What you need to know:
- This follows a spirited campaign between the ministries of Health and Interior and community health volunteers.
- The Ministry of Health on December 10 last year introduced a vaccination drive targeting the elderly.
Almost half of the nation’s senior citizens have been vaccinated against Covid-19, marking a milestone in the war against the deadly virus, latest data from the Ministry of Health shows.
This follows a spirited campaign between the ministries of Health and Interior in partnership with community health volunteers (CHVs) to mobilise those aged 58 and above over the past one year.
Data released last Friday shows that about 44 per cent of elderly people have been fully vaccinated. The government had prioritised them for vaccination last March. Months later, only a small percentage of the targeted population of over two million people had been inoculated.
As of December 1, about 21 per cent of people in this group had been inoculated. National Vaccines Task Force Chair, Dr Willis Akhwale, told the Nation that the number, at the time, was worrying. “These are people who should be protected because of they are at risk,” he said.
The Ministry of Health on December 10 last year introduced a vaccination drive targeting the elderly. In February, it partnered with the interior to ramp up the vaccinations.

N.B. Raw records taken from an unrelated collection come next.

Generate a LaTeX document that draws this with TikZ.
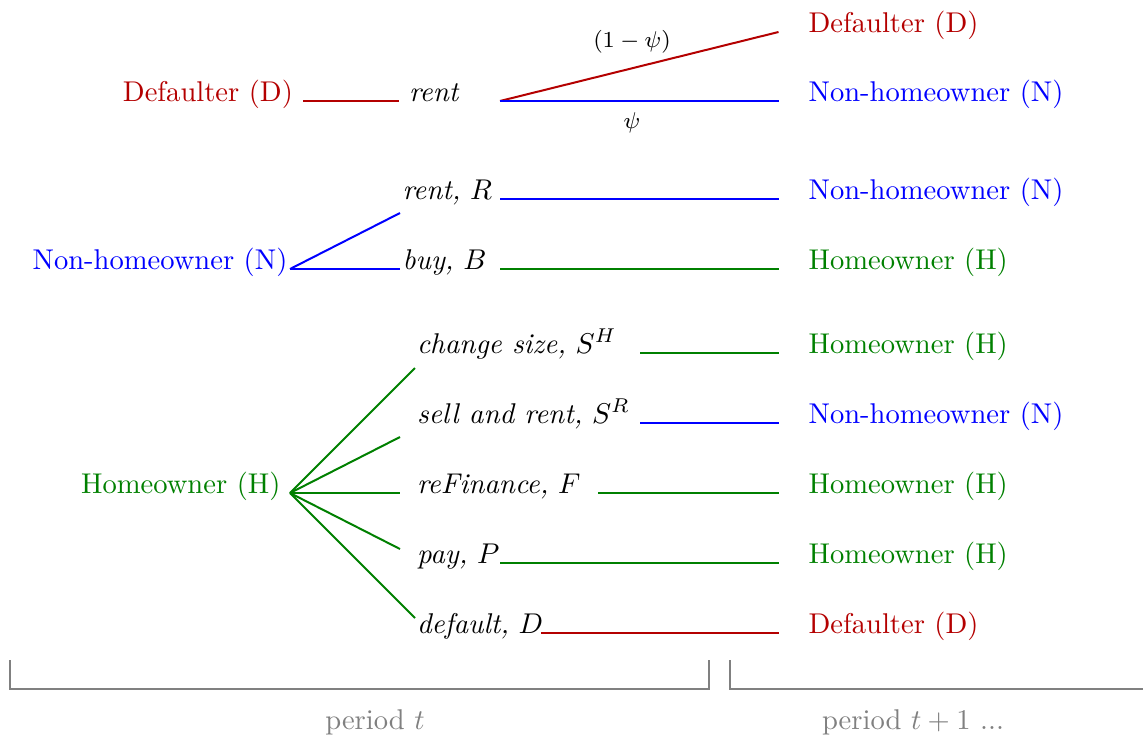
\documentclass[tikz,border=0pt]{standalone}
\usepackage{xcolor}
\usetikzlibrary{positioning}

\definecolor{dred}{RGB}{180,0,0}
\definecolor{hgreen}{RGB}{0,128,0}
\definecolor{nblue}{RGB}{0,0,255}
\definecolor{pgray}{RGB}{128,128,128}

\begin{document}
\begin{tikzpicture}[
        x=0.35pt, y=-0.35pt,
        lstate/.style={anchor=base east},
        rstate/.style={anchor=base west},
        action/.style={anchor=base west},
        prob/.style={font=\footnotesize},
        dline/.style={draw=dred, line width=0.7pt},
        nline/.style={draw=nblue, line width=0.7pt},
        hline/.style={draw=hgreen, line width=0.7pt},
        period/.style={draw=pgray, line width=0.8pt}
    ]
        \useasboundingbox (0,0) rectangle (1143,738);

        % states in period t
        \node[lstate, text=dred] (dL) at (303,101) {Defaulter (D)};
        \node[lstate, text=nblue] (nL) at (297.5,269) {Non-homeowner (N)};
        \node[lstate, text=hgreen] (hL) at (290.5,493) {Homeowner (H)};

        % choices
        \node[action] (aRent) at (399,101) {\textit{rent}};
        \node[action] (aRentR) at (392.5,199) {\textit{rent,} $R$};
        \node[action] (aBuy) at (392.5,269) {\textit{buy,} $B$};
        \node[action] (aSize) at (407,353) {\textit{change size,} $S^H$};
        \node[action] (aSell) at (407,423) {\textit{sell and rent,} $S^R$};
        \node[action] (aFin) at (407,493) {\textit{reFinance,} $F$};
        \node[action] (aPay) at (407,563) {\textit{pay,} $P$};
        \node[action] (aDef) at (407,633) {\textit{default,} $D$};

        % states in period t+1
        \node[rstate, text=dred] (rD1) at (798.5,32) {Defaulter (D)};
        \node[rstate, text=nblue] (rN1) at (798.5,101) {Non-homeowner (N)};
        \node[rstate, text=nblue] (rN2) at (798.5,199) {Non-homeowner (N)};
        \node[rstate, text=hgreen] (rH1) at (798.5,269) {Homeowner (H)};
        \node[rstate, text=hgreen] (rH2) at (798.5,353) {Homeowner (H)};
        \node[rstate, text=nblue] (rN3) at (798.5,423) {Non-homeowner (N)};
        \node[rstate, text=hgreen] (rH3) at (798.5,493) {Homeowner (H)};
        \node[rstate, text=hgreen] (rH4) at (798.5,563) {Homeowner (H)};
        \node[rstate, text=dred] (rD2) at (798.5,633) {Defaulter (D)};

        % where the lines start and where the fans end
        \coordinate (colA) at (500,0);
        \coordinate (colB) at (598,0);
        \coordinate (colC) at (640,0);
        \coordinate (colD) at (541,0);
        \coordinate (split) at (500,101);
        \coordinate (nFork) at (290,269);
        \coordinate (nEnd1) at (400,213);
        \coordinate (nEnd2) at (400,269);
        \coordinate (hFork) at (290,493);
        \coordinate (hEnd1) at (415,368);
        \coordinate (hEnd2) at (400,437);
        \coordinate (hEnd3) at (400,493);
        \coordinate (hEnd4) at (400,549);
        \coordinate (hEnd5) at (415,618);

        % defaulter
        \draw[dline] (dL.base east) -- (aRent.base west);
        \draw[dline] (split) -- ([xshift=-7pt]rD1.base west);
        \draw[nline] (split) -- ([xshift=-7pt]rN1.base west);
        \node[prob] (pUp) at (632,42) {$(1-\psi)$};
        \node[prob] (pDown) at (632,123) {$\psi$};

        % non-homeowner
        \draw[nline] (nFork) -- (nEnd1);
        \draw[nline] (nFork) -- (nEnd2);
        \draw[nline] (colA |- aRentR.base) -- ([xshift=-7pt]rN2.base west);
        \draw[hline] (colA |- aBuy.base) -- ([xshift=-7pt]rH1.base west);

        % homeowner
        \foreach \i in {1,...,5}
            \draw[hline] (hFork) -- (hEnd\i);
        \draw[hline] (colC |- aSize.base) -- ([xshift=-7pt]rH2.base west);
        \draw[nline] (colC |- aSell.base) -- ([xshift=-7pt]rN3.base west);
        \draw[hline] (colB |- aFin.base) -- ([xshift=-7pt]rH3.base west);
        \draw[hline] (colA |- aPay.base) -- ([xshift=-7pt]rH4.base west);
        \draw[dline] (colD |- aDef.base) -- ([xshift=-7pt]rD2.base west);

        % periods
        \draw[period] (10,660) -- (10,689) -- (709,689) -- (709,660);
        \draw[period] (730,660) -- (730,689) -- (1143,689);
        \node[text=pgray] (perT) at (375,722) {period $t$};
        \node[text=pgray] (perT1) at (913,722) {period $t+1$ ...};
\end{tikzpicture}
\end{document}
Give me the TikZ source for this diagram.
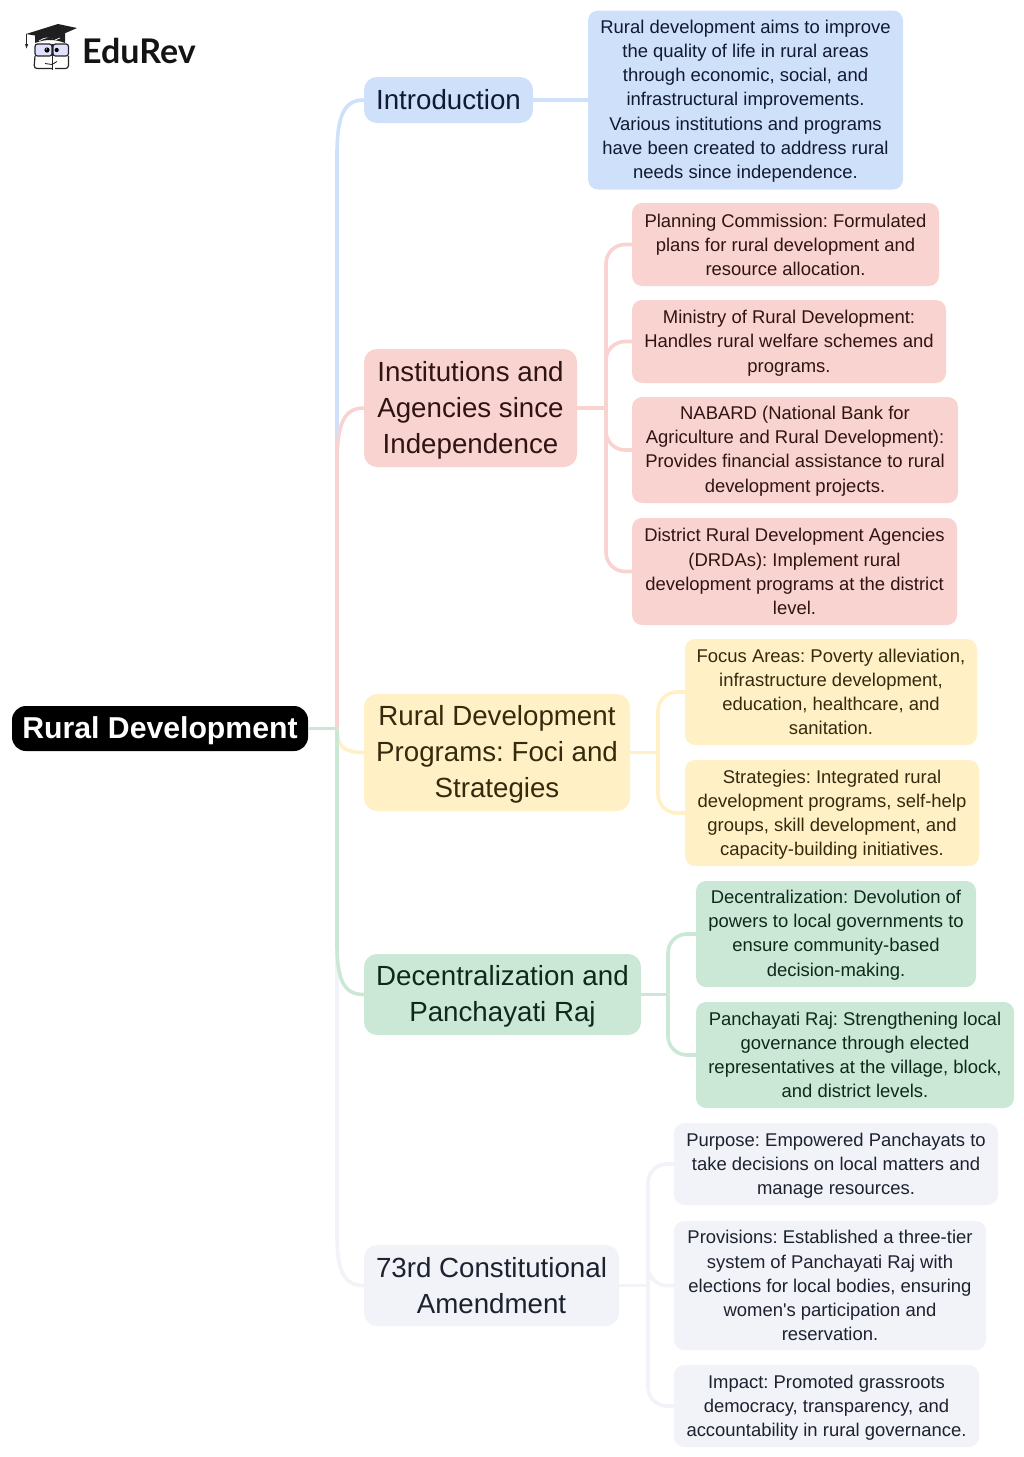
\documentclass[tikz,border=0pt]{standalone}
\usepackage{fontspec}
\usetikzlibrary{calc}
\setmainfont{Liberation Sans}
\newfontfamily\logofont{Lato}
\newfontfamily\plainf{Liberation Sans}
\frenchspacing
\definecolor{bluef}{HTML}{CFE0FB}\definecolor{bluet}{HTML}{101A30}
\definecolor{pinkf}{HTML}{F9D3D0}\definecolor{pinkt}{HTML}{301414}
\definecolor{yelf}{HTML}{FFF0C6}\definecolor{yelt}{HTML}{352A0C}
\definecolor{grnf}{HTML}{CBE8D6}\definecolor{grnt}{HTML}{10281C}
\definecolor{gryf}{HTML}{F2F3F8}\definecolor{gryt}{HTML}{1C2230}
\tikzset{
  boxn/.style={rounded corners=10pt,inner sep=0pt,align=center},
  leaf/.style={boxn,font=\frenchspacing\fontsize{18.45}{24.1}\selectfont},
  main/.style={boxn,rounded corners=13pt,font=\frenchspacing\fontsize{27.7}{36.1}\selectfont},
  conn/.style={line width=3.6pt,rounded corners=19pt},
  cb/.style={fill=bluef,text=bluet},cp/.style={fill=pinkf,text=pinkt},
  cy/.style={fill=yelf,text=yelt},cg/.style={fill=grnf,text=grnt},
  cn/.style={fill=gryf,text=gryt}
}
\newcommand{\bx}[7]{%
  \pgfmathsetmacro{\bw}{#4-#2}\pgfmathsetmacro{\bh}{#5-#3}%
  \pgfmathsetmacro{\bcx}{(#2+#4)/2}\pgfmathsetmacro{\bcy}{(#3+#5)/2}%
  \node[#6,minimum width=\bw pt,minimum height=\bh pt] (#1) at (\bcx,\bcy) {#7};}
% pushes the text of a box down by #1 (first-line strut)
\newcommand{\dn}[1]{\rule{0pt}{\dimexpr 13.7pt+#1pt+#1pt\relax}}
\newcommand{\dm}{\rule{0pt}{24.4pt}}
% spine branch: #1 node, #2 colour, #3 signed run of the curve
\newcommand{\spn}[3]{\draw[conn,rounded corners=0pt,draw=#2] (sp) -- ($(sp |- #1.west)+(0,#3)$)
  .. controls ($(sp |- #1.west)+(0,#3*0.25)$) and ($(sp |- #1.west)+(8,0)$) .. (#1.west);}
\begin{document}
\begin{tikzpicture}[x=1pt,y=-1pt]
\useasboundingbox (0,0) rectangle (1024,1457);
% boxes
\bx{root}{12}{706}{308}{751}{boxn,rounded corners=14pt,fill=black,text=white,font=\frenchspacing\fontsize{30.2}{36}\selectfont\bfseries}{\rule{0pt}{25.5pt}Rural Development}
\bx{intro}{364}{77}{533}{123}{main,cb}{Introduction}
\bx{inst}{364}{349}{577}{467}{main,cp}{\dm Institutions and\\Agencies since\\Independence}
\bx{prog}{364}{694}{630}{811}{main,cy}{\dm Rural Development\\Programs: Foci and\\Strategies}
\bx{dec}{364}{954}{641}{1035}{main,cg}{\dm Decentralization and\\Panchayati Raj}
\bx{amd}{364}{1245}{619}{1326}{main,cn}{\rule{0pt}{18pt}73rd Constitutional\\Amendment}
\bx{il}{588}{10.5}{903}{189.5}{leaf,cb}{\dn{1}Rural development aims to improve\\the quality of life in rural areas\\through economic, social, and\\infrastructural improvements.\\Various institutions and programs\\have been created to address rural\\needs since independence.}
\bx{p1}{632}{203}{939}{286}{leaf,cp}{Planning Commission: Formulated\\plans for rural development and\\resource allocation.}
\bx{p2}{632}{300}{946}{383}{leaf,cp}{\dn{1.5}Ministry of Rural Development:\\Handles rural welfare schemes and\\programs.}
\bx{p3}{632}{397}{958}{503}{leaf,cp}{\dn{1}NABARD (National Bank for\\Agriculture and Rural Development):\\Provides financial assistance to rural\\development projects.}
\bx{p4}{632}{518}{957}{625}{leaf,cp}{District Rural Development Agencies\\(DRDAs): Implement rural\\development programs at the district\\level.}
\bx{y1}{685}{639}{977}{745}{leaf,cy}{Focus Areas: Poverty alleviation,\\infrastructure development,\\education, healthcare, and\\sanitation.}
\bx{y2}{685}{760}{979}{866}{leaf,cy}{\dn{1.5}Strategies: Integrated rural\\development programs, self-help\\groups, skill development, and\\capacity-building initiatives.}
\bx{g1}{696}{881}{976}{987}{leaf,cg}{\dn{1}Decentralization: Devolution of\\powers to local governments to\\ensure community-based\\decision-making.}
\bx{g2}{696}{1002}{1014}{1108}{leaf,cg}{Panchayati Raj: Strengthening local\\governance through elected\\representatives at the village, block,\\and district levels.}
\bx{a1}{674}{1123}{998}{1205}{leaf,cn}{\dn{1.5}Purpose: Empowered Panchayats to\\take decisions on local matters and\\manage resources.}
\bx{a2}{674}{1221}{986}{1350}{leaf,cn}{Provisions: Established a three-tier\\system of Panchayati Raj with\\elections for local bodies, ensuring\\women{\plainf'}s participation and\\reservation.}
\bx{a3}{674}{1365}{979}{1447}{leaf,cn}{\dn{1.5}Impact: Promoted grassroots\\democracy, transparency, and\\accountability in rural governance.}
% junctions
\coordinate (sp) at (337,728.5);
\coordinate (tp) at (606,408);
\coordinate (ty) at (658,752.5);
\coordinate (tg) at (668,994.5);
\coordinate (tn) at (648,1285.5);
% connectors
\spn{amd}{gryf}{-50}
\spn{intro}{bluef}{55}
\spn{inst}{pinkf}{55}
\draw[conn,rounded corners=0pt,draw=yelf] (sp) .. controls ($(sp)+(0,18)$) and ($(prog.west)+(-20,0)$) .. (prog.west);
\spn{dec}{grnf}{-50}
\draw[conn,draw=grnf] (root.east) -- (sp);
\draw[conn,draw=bluef] (intro.east) -- (il.west);
\draw[conn,draw=pinkf] (inst.east) -- (tp);
\foreach \t in {p1,p2,p3,p4} \draw[conn,draw=pinkf] (tp) |- (\t.west);
\draw[conn,draw=yelf] (prog.east) -- (ty);
\foreach \t in {y1,y2} \draw[conn,draw=yelf] (ty) |- (\t.west);
\draw[conn,draw=grnf] (dec.east) -- (tg);
\foreach \t in {g1,g2} \draw[conn,draw=grnf] (tg) |- (\t.west);
\draw[conn,draw=gryf] (amd.east) -- (tn);
\foreach \t in {a1,a2,a3} \draw[conn,draw=gryf] (tn) |- (\t.west);
% logo
\fill[black!88] (35,34) -- (65,32) -- (65,43) .. controls (55,39) and (45,39) .. (35,43) -- cycle;
\draw[white,line width=.7pt] (39,41) .. controls (45,37) and (50,37) .. (53,38);
\draw[white,line width=.7pt] (55,40) -- (60,38);
\fill[black!88] (26,34) -- (58,24) -- (77,28) -- (53,38.5) -- cycle;
\draw[black!85,line width=.9pt] (26.5,34) -- (26.5,45);
\fill[black!85] (25,44) -- (28.2,44) -- (26.6,48.5) -- cycle;
\draw[black!85,line width=1.2pt,rounded corners=2.5pt,fill=blue!12] (35,44) rectangle (52,56);
\draw[black!85,line width=1.2pt,rounded corners=2.5pt,fill=blue!12] (53,44) rectangle (68.5,56);
\draw[black!85,line width=1.2pt,rounded corners=3pt] (35,56) -- (34,68.5) -- (52,68.5);
\draw[black!85,line width=1.2pt,rounded corners=3pt] (68.5,56) -- (68.5,68.5) -- (55,68.5);
\draw[black!85,line width=1pt] (52.5,44) -- (52.5,70);
\draw[black!85,line width=.9pt] (45,63.5) -- (52,64.5) -- (57,61.5);
\fill[black] (47,50) circle (2.6pt) (56.7,50) circle (2.1pt);
\fill[white] (46.2,49) circle (.7pt);
\node[inner sep=0pt,anchor=west,text=black!92,font=\logofont\fontsize{34}{36}\selectfont\bfseries] (logo) at (82,51) {EduRev};
\end{tikzpicture}
\end{document}
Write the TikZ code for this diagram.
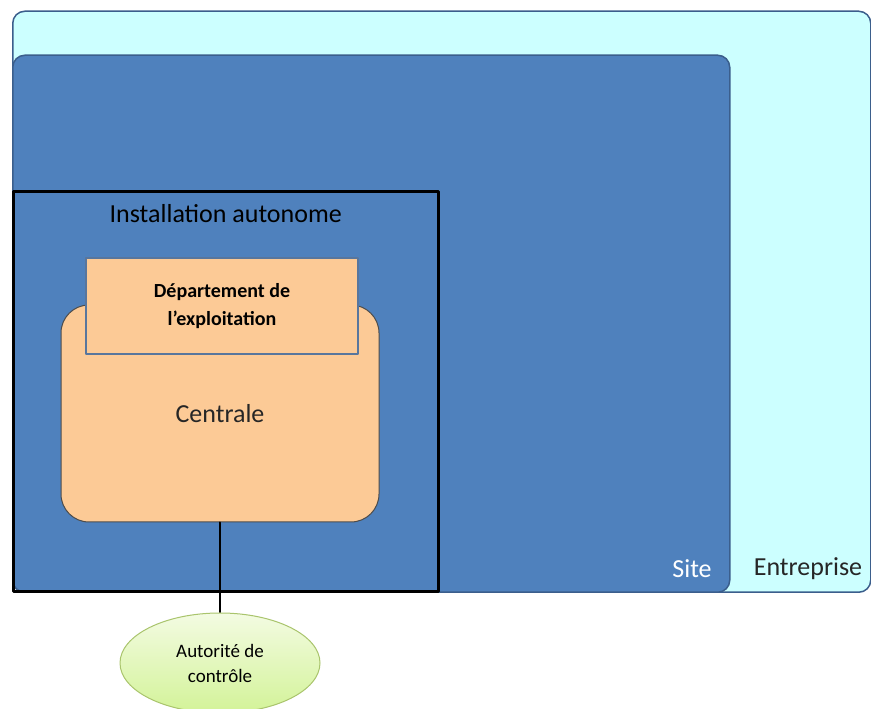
\documentclass[tikz,border=0pt]{standalone}
\usepackage{fontspec}
\setmainfont{Carlito}
\usetikzlibrary{shapes.geometric,positioning}
\definecolor{entfill}{HTML}{CCFFFF}
\definecolor{sitefill}{HTML}{4F81BD}
\definecolor{boxline}{HTML}{3B5E8C}
\definecolor{orangefill}{HTML}{FCCA96}
\definecolor{greentop}{HTML}{F3FBE2}
\definecolor{greenbot}{HTML}{D3F398}
\definecolor{greenline}{HTML}{A9C46C}
\tikzset{
  zone/.style={draw=boxline,line width=1.5pt,rounded corners=12pt,anchor=south west,inner sep=0pt},
  bigtext/.style={font=\fontsize{26}{30}\selectfont}
}
\begin{document}
\begin{tikzpicture}[x=1pt,y=1pt,line join=round,line cap=round]
            \useasboundingbox (0,0) rectangle (871,709);
            % zones
            \node[zone,fill=entfill,minimum width=858pt,minimum height=581pt] (E) at (12,116) {};
            \node[zone,fill=sitefill,minimum width=717pt,minimum height=537pt] (S) at (12,116) {};
            \node[draw=black,line width=2.5pt,anchor=south west,inner sep=0pt,
                  minimum width=425pt,minimum height=400pt] (I) at (12,116) {};
            \node[bigtext,anchor=north] (Ilab) at ([yshift=-10pt]I.north) {Installation autonome};
            \node[bigtext,text=white] (Slab) at (692,140) {Site};
            \node[bigtext,text=black!85] (Elab) at (808,140) {Entreprise};
            % centrale
            \node[draw=black!70,line width=1pt,fill=orangefill,rounded corners=28pt,
                  minimum width=318pt,minimum height=217pt,bigtext,text=black!85] (C) at (220,295.5) {Centrale};
            \node[draw=boxline!85!white,line width=2pt,fill=orangefill,minimum width=272pt,minimum height=96pt,
                  align=center,font=\bfseries\fontsize{20}{28}\selectfont] (D) at (222,403) {Département de\\l’exploitation};
            % autorite
            \draw[line width=2pt] (C.south) -- ++(0,-90) coordinate (Atop);
            \node[ellipse,draw=greenline,line width=1pt,top color=greentop,bottom color=greenbot,
                  minimum width=200pt,minimum height=100pt,anchor=north,align=center,
                  font=\fontsize{19}{25}\selectfont] (A) at (Atop) {Autorité de\\contrôle};
\end{tikzpicture}
\end{document}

County commissioners and chiefs and their assistants worked with county governments and community health volunteers.
Ms Mbinya Wambua, an assistant county commissioner in Western, said CHVs had done a great job in mobilising the elderly in the villages.
“CHVs are able to mobilise the elderly, especially in churches. Some visit them in their homes,” she said. The latest report shows that the vaccination rate has since doubled.
Regardless, the percentage of elderly people compared with other priority groups — such as teachers, healthcare workers and security officers — is still low. Data shows that more than 100 per cent of health workers have been fully vaccinated as well as about 90 per cent of teachers.
“We have tried to reach the elderly in remote areas because their number is still low. In Garissa, where vaccination sites are far from the villages, our health workers work with chiefs and their assistants to access villages for those interested in the jab,” said Dr Akhwale.
“We don’t just go to homes and start vaccinating people. We explain to them why they need it because most of them may not be aware of its importance. The results are promising as we have seen the numbers rising,” he added.
Ms Josephine Liluka, 63, received the Johnson and Johnson Covid-19 vaccine late last year. She had been hesitant for a while because a neighbour had told her that the jabs introduce foreign material to the body that could affect her health.
“I did not want to go for the vaccine. I only did it after the government said it was going to impose vaccine mandates. I fell sick in September and I was advised by the doctor to take the jab to protect myself in case I got infected,” she told the Nation yesterday.